▶ [What you need to do] Below are records that hold pictures; write out only the lines from their start through the line with "import * as", exactly, and drop the pictures.

"""

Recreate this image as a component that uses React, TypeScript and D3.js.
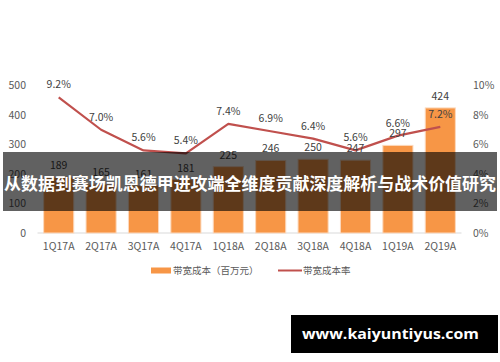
import React, { useEffect, useRef } from "react";
import * as d3 from "d3";

const categories = ["1Q17A", "2Q17A", "3Q17A", "4Q17A", "1Q18A", "2Q18A", "3Q18A", "4Q18A", "1Q19A", "2Q19A"];
const costValues = [189, 165, 161, 181, 225, 246, 250, 247, 297, 424]; // 带宽成本（百万元）
const rateValues = [9.2, 7.0, 5.6, 5.4, 7.4, 6.9, 6.4, 5.6, 6.6, 7.2]; // 带宽成本率 %
const leftTicks = [0, 100, 200, 300, 400, 500];
const rightTicks = [0, 2, 4, 6, 8, 10];

const title = "从数据到赛场凯恩德甲进攻端全维度贡献深度解析与战术价值研究";
const watermark = "www.kaiyuntiyus.com";
const legendBar = "带宽成本（百万元）";
const legendLine = "带宽成本率";

const W = 500;
const H = 362;
const FONT = "'Noto Sans CJK SC', 'Noto Sans', sans-serif";

const App = () => {
  const svgRef = useRef<SVGSVGElement | null>(null);

  useEffect(() => {
    const svg = d3.select(svgRef.current);
    svg.selectAll("*").remove();

    const x = d3.scaleBand().domain(categories).range([37.5, 461.5]).paddingInner(0.29).paddingOuter(0.145);
    const yL = d3.scaleLinear().domain([0, 500]).range([233, 85.5]);
    const yR = d3.scaleLinear().domain([0, 10]).range([233, 85.5]);
    const cx = (i: number) => (x(categories[i]) as number) + x.bandwidth() / 2;

    svg.append("rect").attr("width", W).attr("height", H).attr("fill", "#fff");

    // baseline
    svg.append("line")
      .attr("x1", 37.5).attr("x2", 461.5)
      .attr("y1", yL(0)).attr("y2", yL(0))
      .attr("stroke", "#d9d9d9").attr("stroke-width", 1);

    // left axis
    const gl = svg.append("g")
      .attr("transform", "translate(26,0)")
      .call(d3.axisLeft(yL).tickValues(leftTicks).tickSize(0).tickPadding(0));
    gl.select(".domain").remove();
    gl.selectAll("text").attr("font-family", FONT).attr("font-size", 10.5).attr("fill", "#595959");

    // right axis
    const gr = svg.append("g")
      .attr("transform", "translate(473,0)")
      .call(d3.axisRight(yR).tickValues(rightTicks).tickSize(0).tickPadding(0).tickFormat((d) => `${d}%`));
    gr.select(".domain").remove();
    gr.selectAll("text").attr("font-family", FONT).attr("font-size", 10.5).attr("fill", "#595959");

    // bottom axis
    const gb = svg.append("g")
      .attr("transform", `translate(0,${yL(0)})`)
      .call(d3.axisBottom(x).tickSize(0).tickPadding(10));
    gb.select(".domain").remove();
    gb.selectAll("text").attr("font-family", FONT).attr("font-size", 10.5).attr("fill", "#595959");

    // bars
    svg.append("g")
      .selectAll("rect")
      .data(costValues)
      .enter()
      .append("rect")
      .attr("x", (_, i) => x(categories[i]) as number)
      .attr("y", (d) => yL(d))
      .attr("width", x.bandwidth())
      .attr("height", (d) => yL(0) - yL(d))
      .attr("fill", "#F79646")
      .attr("stroke", "#fcd9bd")
      .attr("stroke-width", 1);

    // line
    const rateLine = d3.line<number>()
      .x((_, i) => cx(i))
      .y((d) => yR(d));

    svg.append("path")
      .datum(rateValues)
      .attr("d", rateLine)
      .attr("fill", "none")
      .attr("stroke", "#C0504D")
      .attr("stroke-width", 2.2)
      .attr("stroke-linejoin", "round");

    // bar labels
    svg.append("g")
      .selectAll("text")
      .data(costValues)
      .enter()
      .append("text")
      .attr("x", (_, i) => cx(i))
      .attr("y", (d) => yL(d) - 8)
      .attr("text-anchor", "middle")
      .attr("font-family", FONT)
      .attr("font-size", 10.5)
      .attr("fill", "#404040")
      .text((d) => d);

    // line labels
    svg.append("g")
      .selectAll("text")
      .data(rateValues)
      .enter()
      .append("text")
      .attr("x", (_, i) => cx(i))
      .attr("y", (d) => yR(d) - 9)
      .attr("text-anchor", "middle")
      .attr("font-family", FONT)
      .attr("font-size", 10.5)
      .attr("fill", "#404040")
      .text((d) => `${d.toFixed(1)}%`);

    // legend
    const lg = svg.append("g").attr("font-family", FONT).attr("font-size", 9.5).attr("fill", "#595959");
    lg.append("rect").attr("x", 151).attr("y", 267.5).attr("width", 20).attr("height", 6).attr("fill", "#F79646");
    lg.append("text").attr("x", 173).attr("y", 274).text(legendBar);
    lg.append("line").attr("x1", 278).attr("x2", 302).attr("y1", 270.5).attr("y2", 270.5)
      .attr("stroke", "#C0504D").attr("stroke-width", 2);
    lg.append("text").attr("x", 303).attr("y", 274).text(legendLine);

    // title banner
    svg.append("rect").attr("x", 3).attr("y", 152).attr("width", 494).attr("height", 59)
      .attr("fill", "rgba(0,0,0,0.62)");
    svg.append("text")
      .attr("x", 250).attr("y", 190)
      .attr("text-anchor", "middle")
      .attr("font-family", FONT)
      .attr("font-weight", 700)
      .attr("font-size", 16.5)
      .attr("fill", "#fff")
      .attr("textLength", 492)
      .attr("lengthAdjust", "spacingAndGlyphs")
      .text(title);

    // watermark
    svg.append("rect").attr("x", 291).attr("y", 315).attr("width", 207).attr("height", 38).attr("fill", "#000");
    svg.append("text")
      .attr("x", 390.5).attr("y", 339)
      .attr("text-anchor", "middle")
      .attr("font-family", "'Open Sans', 'DejaVu Sans', sans-serif")
      .attr("font-weight", 700)
      .attr("font-size", 15)
      .attr("fill", "#fff")
      .attr("textLength", 177)
      .attr("lengthAdjust", "spacingAndGlyphs")
      .text(watermark);
  }, []);

  return (
    <div style={{ position: "absolute", left: 0, top: 0 }}>
      <svg ref={svgRef} width={W} height={H} style={{ display: "block" }}></svg>
    </div>
  );
};

export default App;
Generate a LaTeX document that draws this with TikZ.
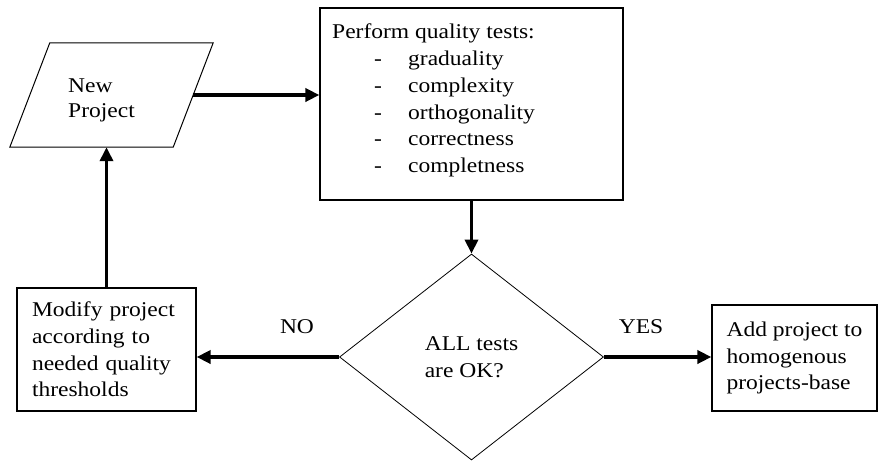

"""

▶ [Final answer]
Recreate this image as a component that uses React, TypeScript and D3.js.
import React, { useEffect, useRef } from "react";
import * as d3 from "d3";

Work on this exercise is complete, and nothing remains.